Honeycomb 3 - Breaking the API dependency

This is a continuation of Part 1 and Part 2.

So, to recap, we now have data going into Honeycomb, but it's talking directly from the lambda to their API, during the call. And the data going in there is rather messy.

At my pervious job, we had a similar problem - we didn't want each node talking directly to the logging or metrics services, and especially not doing it in a user-facing pipeline.

In that situation, which is mostly EC2- and Windows-focused, getting the logs off each node wasn't too bad - AWS have an agent for CloudWatch Logs, which is fairly low-touch to get log files off a machine. Once they are in CloudWatch Logs, SumoLogic provides a lambda which will export the log stream into their API. It's a fairly elegant and bullet proof system, and we shipped a lot of logs this way.

Thankfully, Honeycomb have thought about the API-call-inline thing, and they have a Lambda which can be hooked up to CloudWatch Logs, and it ships logs to Honeycomb asynchronously. It looks very familiar, which is good.

CloudWatch logs is really handy for Lambda, as it's setup automatically. But it's also very useful if you have a service in a VPC which has no external access - CloudWatch Logs has a VPC endpoint, so your traffic stays off the internet, at least before it goes out of CloudWatch. This is very handy for situations where you need to have a lot of control over your data egress - or no egress at all.

I did have to do two things to get it working. The first was to get the Node beeline outputting in the right format.

This wasn't obvious - I find the docs for the Node beeline a bit lacking in this area, tho the code is pretty easy to read. One of the other users on the Honeycomb Pollinators slack group - Mark Wolfe - pointed at some code he'd written to do this. Turns out, there are examples of this in the API, I just didn't know what I was looking for as it's in the underlying libhoney library, not in the beeline, which is a higher level abstraction.

It's as simple as passing in a class to do the logging:

import honeycomb from 'honeycomb-beeline';

import {config} from './config';

class StdoutTransmission {
  public sendEvent(ev: any) {
    process.stdout.write(JSON.stringify(ev) + '\n');
  }

  public sendPresampledEvent(ev: any) {
    process.stdout.write(JSON.stringify(ev) + '\n');
  }
}

honeycomb({
  ...
  transmission: StdoutTransmission,
});

Apparently, the beeline (or Lambda?) takes over console.log, so you have to use process.stdout.write.

The astute people out there might also be thinking "well, I could just have it write directly to CloudWatch Logs". True, but then you have to write it.... for a service which isn't already wired up to CWL (Lambda, ECS, EKS?) this might make sense, and you could seperate your events from other stdout logging. For me, it doesn't. Plus, Lambda log collection, as far as I know, happens outside the request, which is the goal here.
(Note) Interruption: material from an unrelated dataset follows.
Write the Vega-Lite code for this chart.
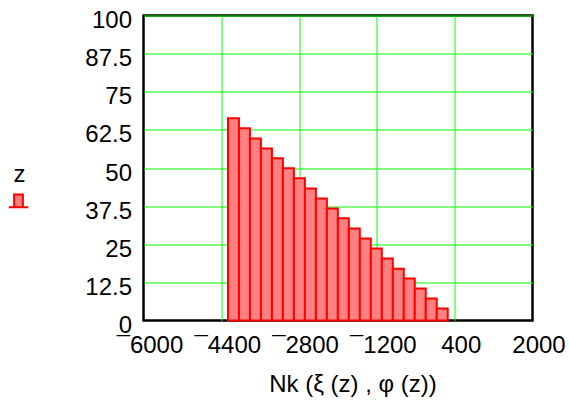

I did, however, write a similar class for local dev, were we can output nicely formatted JSON on the local console, which is SO much easier to read then the old, unformatted JSON we got out of structured logs.

Honeycomb has an existing lambda available which can subscribe to a CloudWatch Logs stream and send it to their API. The last step was to make a quick Serverless project to pull down the pre-built binaries, and a Buildkite pipeline to build and deploy it to our environments.

The output looks something like this:

{
    "time": "2020-09-21T20:42:17.693Z",
    "samplerate": 1,
    "data": {
        "meta.local_hostname": "mbp.local",
        "service_name": "graphql-api",
        "name": "GetAllAppointments",
        "trace.trace_id": "0903685",
        "trace.span_id": "680385",
        "GetAllAppointments_ms": 1398.133158,
        "duration_ms": 1398.390158,
        "app.name": "GetAllAppointments",
        "app.userId": "0281234-1234-454b-a346-b271234",
        "meta.instrumentations": [
            "child_process",
            "http",
            "https"
        ],
        "meta.instrumentation_count": 3,
        "meta.beeline_version": "2.3.0",
        "meta.node_version": "v12.16.1"
    }
}

The last steps, which I'm less likely to write about, is retrofitting our existing logging and metrics to use events, which is mostly brute force file editing, with, thankfully, a lot of deleting of code.

We've had this in for a few weeks now, and it's going really well. I've added some automatic parameter injection, so we get GraphQL parameters auto-added to the root trace, avoiding sensitive fields, and we've added a few more bits which make it a lot easier to answer questions we need. We started out being able to easily answer

Given a userId, what GraphQL operations did that user do against the API?
Given a practitionerId (backend user), what operations did they do?

Both of these primary keys come from from the JWT token. However, we couldn't, initially, easily answer

Given a userId, what operations did a practitioner do on their records?
Given an appointmentId, what operations did anyone do?

With a few small changes, we can now answer this, which gives us a great visibility into the platform, at least for the moment, until we find new questions we want to answer.